Cornell was able to amass its most wins in a decade this past weekend, as the team split its final two games of the season against Princeton and Penn.
“It was a great weekend for Cornell volleyball and a great one to end on,” said senior co-captain Alyssa Phelps. “We played one our best matches of the year Friday against Princeton and finished with a win against Penn to have one of the best records for Cornell in ten years. We finished with a .500 record, but given the last couple of years I am so proud and excited for this team.”
After being swept by Princeton (19-4, 13-1 Ivy League) earlier this season, the Red (12-12, 6-8 Ivy League) hoped to record a win this weekend against the Ivy League’s top seeded team. The opening sets certainly hinted that this match would not be another reproduction of the Red’s prior three set loss — each of the first four sets were a back and forth affair, with the second and third sets decided by a total margin of four points. After pushing Princeton to a fifth set, Cornell seemed to have a great opportunity to win as they led 9-5 in the decisive set.

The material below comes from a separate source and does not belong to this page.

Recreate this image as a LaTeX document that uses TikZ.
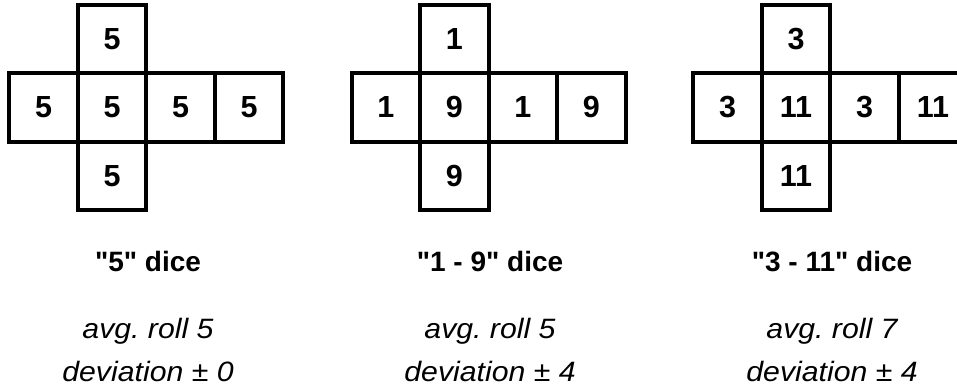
\documentclass[tikz,border=0pt]{standalone}
\usepackage{fontspec}
\setmainfont{Liberation Sans}
\newfontfamily\titlefont{Liberation Sans}[Ligatures=TeXOff]
\newfontfamily\wideit{Liberation Sans}[FakeStretch=1.08]
\frenchspacing
\tikzset{
  face/.style={draw=black, line width=4pt, minimum size=68.5pt, inner sep=0pt, outer sep=0pt,
    font=\fontsize{30.5}{31}\selectfont\bfseries},
  titletext/.style={anchor=base, inner sep=0pt, font=\titlefont\fontsize{28}{30}\selectfont\bfseries},
  infotext/.style={anchor=base, inner sep=0pt, font=\wideit\fontsize{28}{30}\selectfont\itshape},
}
% #1 prefix, #2 left x, #3 top, #4 left, #5 centre, #6 right, #7 far right, #8 bottom
\newcommand\dienet[8]{%
  \node[face] (#1l) at (#2+34.25,107.5) {#4};
  \node[face] (#1c) at (#2+102.75,107.5) {#5};
  \node[face] (#1r) at (#2+171.25,107.5) {#6};
  \node[face] (#1f) at (#2+239.75,107.5) {#7};
  \node[face] (#1t) at (#2+102.75,39) {#3};
  \node[face] (#1b) at (#2+102.75,176) {#8};
}
\begin{document}
\begin{tikzpicture}[x=1pt,y=-1pt]
\useasboundingbox (0,0) rectangle (957,387);
\dienet{a}{9.3}{5}{5}{5}{5}{5}{5}
\dienet{b}{351.7}{1}{1}{9}{1}{9}{9}
\dienet{c}{693.3}{3}{3}{11}{3}{11}{11}
\node[titletext] (at1) at (148,271.5) {"5" dice};
\node[titletext] (bt1) at (490,271.5) {"1 - 9" dice};
\node[titletext] (ct1) at (832,271.5) {"3 - 11" dice};
\node[infotext] (at2) at (148,338) {avg. roll 5};
\node[infotext] (bt2) at (490,338) {avg. roll 5};
\node[infotext] (ct2) at (832,338) {avg. roll 7};
\node[infotext] (at3) at (148,381) {deviation \char"00B1{} 0};
\node[infotext] (bt3) at (490,381) {deviation \char"00B1{} 4};
\node[infotext] (ct3) at (832,381) {deviation \char"00B1{} 4};
\end{tikzpicture}
\end{document}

However, a timeout and subsequent 10-1 run by Princeton would seal their victory as well as the Ivy League title.
“[Despite the loss], it just shows how much we’ve improved over the season and how good this team can be,” Phelps said. “It gets me really excited to think about the future of this program because there isn’t one team that we can’t beat and we’re finally starting to believe that.”
While the impressive five set effort against Princeton starkly contrasted Cornell’s earlier game against the Ivy League champions, its following match against Penn (10-16, 5-9 Ivy League) could not have been more different. In its previous matchup against Penn, Cornell recorded a win after a tightly contested five set match; in its rematch this past Saturday, Cornell followed an eerily similar narrative.
Once again, the Red played a close game where three of the five sets had a margin of victory of four points or less. In the decisive fifth set, players found themselves trailing three times by at least two points. However, Phelps and senior Macey Wilson, both playing in their final career games, would prove critical in the waning moments of the match as they helped overcome the deficit. As the Red trailed 10-8 late in the fifth set, the two would score five of the team’s final seven points, including two consecutive service aces from Phelps and a block from Wilson, to help Cornell win their last game of the season. Notably, in the last career play of the two seniors, Phelps set up a kill for Wilson to win the match.
“We know that Penn digs a lot of balls and will send the ball back, so we knew we had to stay disciplined,” said sophomore Carla Sganderlla. “Most importantly, we had fun. It was our last game of the season and we wanted to win for the seniors especially after the loss at Princeton.”
Phelps finished the Penn match with a double-double of 38 assists and 19 digs, and Wilson finished with team-high nine kills and an impressive .500 hitting percentage. In addition, junior Kiley McPeek recorded an impressive match-high 25 digs while freshman Jenna Phelps posted seven blocks.
“It was a great weekend for Cornell volleyball and a great one to end on,” Phelps said.
With the performances from these final games, Phelps and Wilson have certainly made their mark in Cornell record books. Phelps concludes her Cornell career ranked second all-time in assists (3,181), 19th in Big Red history in digs (718), and 19th block assists (160). Wilson concludes her Cornell career ranked third in block assists (309), fifth in total blocks (359), fifth in hitting percentage (.286), 12th in solo blocks (50), and 15th in kills (629).
“[We] finished with a win against Penn to have one of the best records for Cornell in ten years,” Phelps said. “Given the last couple of years I am so proud and excited for this team. We are a team in every sense of the word – on and off the court – and I truly believe this program is headed in the right direction. Macey and I are so proud to have been a changing force.”